In confirming Justice Amy Coney Barrett, Senate Republicans have essentially said, “Whatever.”

Watching the confirmation on Oct. 26, as Democrats had all but given up on fighting the inevitable, I could feel a sense of helplessness creeping. Senate Minority Leader Chuck Schumer, aware that there was nothing left to do, said that Republicans would regret their actions “for a lot longer than they think.” He called the confirmation one of the Senate’s “darkest days.” All this bleak rhetoric left me feeling the same way I felt the night Ginsburg died: deeply saddened, yet powerless to change the outcome. 

No matter how blatant the hypocrisy was, Republicans insisted that they could find a justification for their actions. Senator Ted Cruz recited esoteric court confirmations from the 1800’s, shamelessly plugging his new book. Senator Lindsey Graham, declaring he wouldn’t seek a confirmation in an election year, and urging the nation to “hold the tape,” seemed unwilling to be held to his own standard. And Senate Majority Leader Mitch McConnell, whose greatest ambition in life has been shaping a federal judiciary that will long outlive him, could barely contain his glee when given the chance to replace Ginsburg.

All these Senators, and their Republican colleagues, used the logic that their opposition to Merrick Garland and support for filling Ginsburg’s seat were two separate circumstances, dictated by the divided government in 2016 compared to the unified government in 2020. We never heard this justification in 2016; they were focused on “the peoples’ votes” and insisted that the election would decide the open seat. But the most jarring aspect of this hypocrisy is that we never had a chance to stop it. McConnell has said before that if Hillary Clinton had been elected, he wouldn’t have ever allowed her to fill the seat, even after 2016. For them, the banal, facetious justifications are just a superficial layer for what the Supreme Court, and what this election was really about: power. 

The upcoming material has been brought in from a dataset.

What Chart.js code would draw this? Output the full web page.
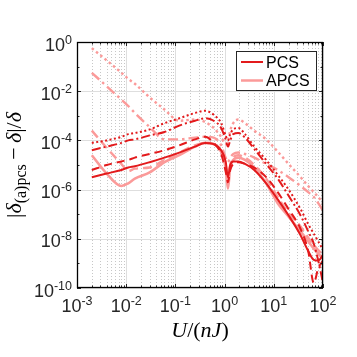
<!DOCTYPE html>
<html>
<head>
<meta charset="utf-8">
<script src="https://cdn.jsdelivr.net/npm/chart.js@4.4.0/dist/chart.umd.min.js"></script>
<style>
  html, body { margin: 0; padding: 0; background: #fff; }
</style>
</head>
<body>
<canvas id="errChart" width="357" height="357"></canvas>
<script>
// U / (nJ)
const energies = [0.002, 0.004, 0.008, 0.011, 0.015, 0.03, 0.06, 0.12, 0.25, 0.4, 0.6, 0.85, 1.05,
                  1.17, 1.3, 1.5, 1.9, 2.6, 4, 7, 12, 20, 35, 50, 65, 80, 100];

// PCS (dark red)
const pcsSolid   = [3.2e-6, 4.5e-6, 6.3e-6, 7.9e-6, 8.9e-6, 1.3e-5, 2.0e-5, 3.2e-5, 5.6e-5, 7.9e-5, 7.1e-5, 4.0e-5, 1.4e-5,
                    3.2e-6, 1.0e-5, 1.4e-5, 1.4e-5, 1.1e-5, 6.3e-6, 1.8e-6, 4.0e-7, 8.9e-8, 1.4e-8, 3.2e-9, 1.4e-9, 1.3e-9, 2.2e-9];
const pcsDashed  = [6.3e-6, 1.0e-5, 1.4e-5, 1.6e-5, 2.0e-5, 2.8e-5, 4.0e-5, 6.3e-5, 1.1e-4, 1.4e-4, 7.9e-5, 2.8e-5, 5.6e-6,
                    2.0e-6, 6.3e-6, 1.1e-5, 1.3e-5, 1.1e-5, 7.9e-6, 3.2e-6, 7.9e-7, 1.6e-7, 2.5e-8, 3.2e-9, 1.6e-10, 6.3e-10, 1.3e-9];
const pcsDashDot = [4.0e-5, 5.6e-5, 7.9e-5, 1.0e-4, 1.1e-4, 1.6e-4, 2.2e-4, 4.0e-4, 6.3e-4, 7.9e-4, 6.3e-4, 3.2e-4, 1.1e-4,
                    5.6e-5, 1.0e-4, 1.8e-4, 2.0e-4, 1.3e-4, 4.5e-5, 1.1e-5, 2.8e-6, 5.6e-7, 8.9e-8, 2.0e-8, 6.3e-9, 1.3e-9, 1.6e-10];
const pcsDotted  = [7.9e-5, 1.0e-4, 1.4e-4, 1.8e-4, 2.0e-4, 2.8e-4, 5.0e-4, 7.9e-4, 1.3e-3, 1.6e-3, 1.1e-3, 5.0e-4, 1.6e-4,
                    1.0e-4, 1.8e-4, 2.8e-4, 3.2e-4, 1.8e-4, 5.6e-5, 1.6e-5, 4.0e-6, 1.0e-6, 1.6e-7, 4.0e-8, 1.6e-8, 7.9e-9, 3.5e-9];

// APCS (light red)
const apcsSolid   = [2.5e-5, 4.5e-6, 1.4e-6, 1.8e-6, 2.8e-6, 5.0e-6, 1.3e-5, 2.5e-5, 5.6e-5, 7.9e-5, 7.1e-5, 3.5e-5, 7.9e-6,
                     1.1e-6, 7.9e-6, 1.6e-5, 2.0e-5, 1.6e-5, 7.9e-6, 1.8e-6, 2.8e-7, 7.9e-8, 2.0e-8, 7.9e-9, 4.0e-9, 2.5e-9, 1.6e-9];
const apcsDashed  = [2.5e-4, 5.0e-5, 1.1e-5, 5.6e-6, 7.1e-6, 7.9e-6, 1.6e-5, 3.2e-5, 6.3e-5, 7.9e-5, 7.1e-5, 3.5e-5, 1.0e-5,
                     2.5e-6, 1.0e-5, 2.0e-5, 2.5e-5, 2.0e-5, 1.0e-5, 2.8e-6, 5.0e-7, 1.1e-7, 3.2e-8, 1.1e-8, 5.6e-9, 3.5e-9, 2.2e-9];
const apcsDashDot = [5.6e-2, 1.6e-2, 4.5e-3, 2.5e-3, 1.3e-3, 3.5e-4, 1.1e-4, 1.1e-4, 1.3e-4, 1.4e-4, 1.3e-4, 6.3e-5, 2.0e-5,
                     1.3e-5, 2.0e-5, 2.8e-5, 3.2e-5, 2.8e-5, 2.0e-5, 1.1e-5, 6.3e-6, 3.2e-6, 1.4e-6, 7.9e-7, 5.0e-7, 2.8e-7, 1.4e-7];
const apcsDotted  = [0.56, 0.18, 5.6e-2, 3.2e-2, 2.0e-2, 5.6e-3, 1.8e-3, 6.3e-4, 7.1e-4, 5.6e-4, 3.2e-4, 1.4e-4, 7.1e-5,
                     8.9e-5, 2.5e-4, 5.0e-4, 7.1e-4, 5.0e-4, 2.5e-4, 1.1e-4, 3.5e-5, 1.1e-5, 3.2e-6, 1.4e-6, 7.9e-7, 5.0e-7, 2.8e-7];

const xTickExps = [-3, -2, -1, 0, 1, 2];
const yTickExps = [0, -2, -4, -6, -8, -10];
const legendLabels = ['PCS', 'APCS'];

const PCS_RED = '#e31a1c';
const APCS_PINK = '#fb9a99';
const SANS = '"Liberation Sans", Arial, sans-serif';
const SERIF = '"Liberation Serif", "Times New Roman", serif';

function series(label, values, color, width, dash) {
    return {
        label: label,
        data: energies.map((u, i) => ({ x: u, y: values[i] })),
        borderColor: color,
        borderWidth: width,
        borderDash: dash,
        pointRadius: 0,
        fill: false,
        cubicInterpolationMode: 'monotone',
    };
}

// minor dotted and major solid grid lines
const gridPlugin = {
    id: 'matlabGrid',
    beforeDatasetsDraw(chart) {
        const { ctx, chartArea: a, scales: { x, y } } = chart;
        ctx.save();
        ctx.lineWidth = 1;
        ctx.strokeStyle = 'rgba(0,0,0,0.22)';
        ctx.setLineDash([1, 2]);
        for (let e = -3; e < 2; e++) {
            for (let k = 2; k <= 9; k++) {
                const px = Math.round(x.getPixelForValue(k * Math.pow(10, e))) + 0.5;
                ctx.beginPath(); ctx.moveTo(px, a.top); ctx.lineTo(px, a.bottom); ctx.stroke();
            }
        }
        ctx.setLineDash([]);
        ctx.strokeStyle = '#dedede';
        xTickExps.forEach(e => {
            const px = Math.round(x.getPixelForValue(Math.pow(10, e))) + 0.5;
            ctx.beginPath(); ctx.moveTo(px, a.top); ctx.lineTo(px, a.bottom); ctx.stroke();
        });
        yTickExps.forEach(e => {
            const py = Math.round(y.getPixelForValue(Math.pow(10, e))) + 0.5;
            ctx.beginPath(); ctx.moveTo(a.left, py); ctx.lineTo(a.right, py); ctx.stroke();
        });
        ctx.restore();
    }
};

function drawPow(ctx, exp, x, y, align) {
    const base = '10', sup = String(exp);
    ctx.font = '18px ' + SANS;
    const wb = ctx.measureText(base).width;
    ctx.font = '12.5px ' + SANS;
    const ws = ctx.measureText(sup).width;
    const left = align === 'center' ? x - (wb + ws) / 2 : x - (wb + ws);
    ctx.textAlign = 'left';
    ctx.textBaseline = 'alphabetic';
    ctx.font = '18px ' + SANS;
    ctx.fillText(base, left, y);
    ctx.font = '12.5px ' + SANS;
    ctx.fillText(sup, left + wb, y - 7);
}

// pieces: [text, italic, baseline shift, size]
function drawPieces(ctx, pieces, x, y) {
    let w = 0;
    pieces.forEach(p => {
        ctx.font = (p[1] ? 'italic ' : '') + p[3] + 'px ' + SERIF;
        p.w = ctx.measureText(p[0]).width;
        w += p.w;
    });
    let cx = x - w / 2;
    ctx.textAlign = 'left';
    ctx.textBaseline = 'alphabetic';
    pieces.forEach(p => {
        ctx.font = (p[1] ? 'italic ' : '') + p[3] + 'px ' + SERIF;
        ctx.fillText(p[0], cx, y + p[2]);
        cx += p.w;
    });
}

const framePlugin = {
    id: 'matlabFrame',
    afterDatasetsDraw(chart) {
        const { ctx, chartArea: a, scales: { x, y } } = chart;
        ctx.save();
        ctx.strokeStyle = '#262626';
        ctx.lineWidth = 1;
        ctx.setLineDash([]);
        // ticks, pointing inwards on all four sides
        for (let e = -3; e <= 2; e++) {
            for (let k = 1; k <= 9; k++) {
                if (e === 2 && k > 1) break;
                const len = k === 1 ? 4 : 2.5;
                const px = Math.round(x.getPixelForValue(k * Math.pow(10, e))) + 0.5;
                ctx.beginPath();
                ctx.moveTo(px, a.bottom); ctx.lineTo(px, a.bottom - len);
                ctx.moveTo(px, a.top); ctx.lineTo(px, a.top + len);
                ctx.stroke();
            }
        }
        for (let e = -10; e <= 0; e++) {
            const len = e % 2 === 0 ? 4 : 2.5;
            const py = Math.round(y.getPixelForValue(Math.pow(10, e))) + 0.5;
            ctx.beginPath();
            ctx.moveTo(a.left, py); ctx.lineTo(a.left + len, py);
            ctx.moveTo(a.right, py); ctx.lineTo(a.right - len, py);
            ctx.stroke();
        }
        ctx.lineWidth = 1.3;
        ctx.strokeStyle = '#000';
        ctx.strokeRect(a.left + 0.5, a.top + 0.5, a.right - a.left - 1, a.bottom - a.top - 1);

        // tick labels
        ctx.fillStyle = '#262626';
        xTickExps.forEach(e => drawPow(ctx, e, x.getPixelForValue(Math.pow(10, e)), a.bottom + 24, 'center'));
        yTickExps.forEach(e => drawPow(ctx, e, a.left - 5, y.getPixelForValue(Math.pow(10, e)) + 8.5, 'right'));

        // axis titles
        ctx.fillStyle = '#000';
        drawPieces(ctx, [['U', true, 0, 22], ['/(', false, 0, 22], ['nJ', true, 0, 22], [')', false, 0, 22]],
            (a.left + a.right) / 2, 337);
        ctx.save();
        ctx.translate(21, (a.top + a.bottom) / 2);
        ctx.rotate(-Math.PI / 2);
        drawPieces(ctx, [['|', false, 0, 22], ['\u03B4', true, 0, 22], ['(a)pcs', false, 5, 16],
            ['\u2009\u2212\u2009', false, 0, 22], ['\u03B4', true, 0, 22], ['|/', false, 0, 22],
            ['\u03B4', true, 0, 22]], 0, 0);
        ctx.restore();

        // legend
        const lx = 236.5, ly = 51.5, lw = 80, lh = 39;
        ctx.fillStyle = '#fff';
        ctx.fillRect(lx, ly, lw, lh);
        ctx.strokeStyle = '#262626';
        ctx.lineWidth = 1;
        ctx.strokeRect(lx, ly, lw, lh);
        const colors = [PCS_RED, APCS_PINK];
        const widths = [2, 2.5];
        legendLabels.forEach((lab, i) => {
            const yy = 62 + i * 18.5;
            ctx.strokeStyle = colors[i];
            ctx.lineWidth = widths[i];
            ctx.beginPath(); ctx.moveTo(241, yy); ctx.lineTo(263, yy); ctx.stroke();
            ctx.fillStyle = '#000';
            ctx.font = '16px ' + SANS;
            ctx.textAlign = 'left';
            ctx.textBaseline = 'alphabetic';
            ctx.fillText(lab, 266, yy + 5.5);
        });
        ctx.restore();
    }
};

new Chart(document.getElementById('errChart').getContext('2d'), {
    type: 'line',
    data: {
        datasets: [
            series('PCS', pcsSolid, PCS_RED, 2, []),
            series('PCS dashed', pcsDashed, PCS_RED, 2, [8, 5]),
            series('PCS dash-dot', pcsDashDot, PCS_RED, 2, [9, 3, 2, 3]),
            series('PCS dotted', pcsDotted, PCS_RED, 2, [2, 2.5]),
            series('APCS', apcsSolid, APCS_PINK, 2.6, []),
            series('APCS dashed', apcsDashed, APCS_PINK, 2.4, [9, 5]),
            series('APCS dash-dot', apcsDashDot, APCS_PINK, 2.4, [10, 4, 2.5, 4]),
            series('APCS dotted', apcsDotted, APCS_PINK, 2.4, [2.5, 3]),
        ],
    },
    options: {
        responsive: false,
        animation: false,
        layout: { padding: { left: 77, right: 34, top: 42, bottom: 69 } },
        plugins: { legend: { display: false }, tooltip: { enabled: false } },
        scales: {
            x: { type: 'logarithmic', min: 1e-3, max: 1e2, display: false },
            y: { type: 'logarithmic', min: 1e-10, max: 1, display: false },
        },
    },
    plugins: [gridPlugin, framePlugin],
});
</script>
</body>
</html>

The Supreme Court is broken. It is broken because multiple justices have been nominated by Presidents who lost the popular vote, an extension of the undemocratic electoral college. But other aspects, such as the tenure, the partisanship and, most controversially, the size, are all in desperate need of reform. As much as we all loved RBG, we should not have had the weight of our democracy placed on the shoulders of 87-year-old. The Supreme Court has too much power, and, as we reflect on the replacement of a champion with her antithesis, we should think about whether our Justices should have so much power that they become our champions, when in a true democracy we should be our own. 

Ultimately, the will of the majority should decide the imperative issues of our time, not nine monarchical magistrates. But that’s why we’ve felt so helpless, and why I felt so depressed on the night that Barrett was confirmed. She was nominated by a President who lost the popular vote by a historic margin, and confirmed by a Senate that gave the Senators of Wyoming, with 578,759 people, the same vote as the Senators of California, who represent 55 million people. Unless we change these undemocratic institutions, we will continue to have our futures dictated by minority rule. 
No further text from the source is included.